An elderly former member of the community related to me that her family had come from Eastern Europe, as they has heard on the Jewish grape-vine that there was work to be had in Merthyr and came post-haste. Her family included jewelers and made good money by making trinkets to sell to the sailors in Cardiff, as they, 'had 'fancy women' in every port and needed gifts to please them'. She said that the men tended to be Yiddish speaking and focused themselves on study and life around the synagogue, whereas the women would work the markets and thus picked up both English and Welsh and made the links into the local community. The links between the host community and the Jewish community went both ways, as many of the girls in the Valleys sought to go into service in Jewish homes, with the ambition that they would then be able to go and work in London, for other Jews and come back boasting that they 'know about Pesach'. Interestingly, a tradition grew up where the Jews in the Valleys would give their non-Jewish neighbours Matzahs over Pesach, who would be happy to accept them. This tradition continued into the 1970s.

The Merthyr Jews certainly integrated into the town life over time, not least because their children were enrolled into the local state schools and some of the mostly Russian immigrants sought and obtained Naturalisation at the turn of the 20th century. It is also evidenced by Herman Gittlesohn becoming the Master of the Loyal Cambrian Lodge in the 19th century. Membership of Masonic orders was an important means of social progression for Jews in the commercial community. The community also developed its own institutions and structures, with a literary & Social Society, a Naturalisation Society, and a branch of the Chovovei Zion (c. 1896). There was also later on, even a Dowlais Jewish Cricket Team.

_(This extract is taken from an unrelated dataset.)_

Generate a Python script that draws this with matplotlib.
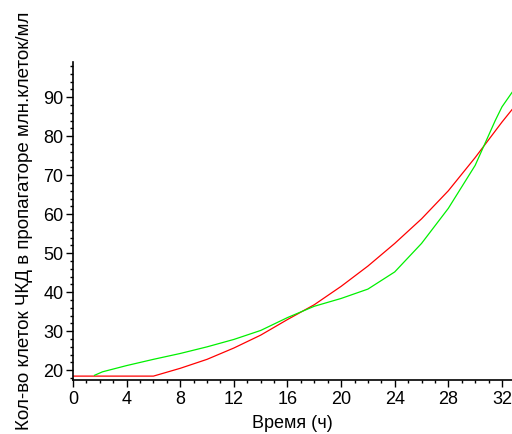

There were in excess of a 100 Jewish workmen at the rail bank, in Dowlais at the iron-works, with many working for Messrs. Guest, Keen and Nettlefolds. Many had come from Russia and Eastern Europe with the great Jewish immigration having heard that work was available. It related that this grouping of eastern European Jews included a group of Hassidic coal miners in Merthyr, who had their own Rebbe, though they did not stay long in Merthyr.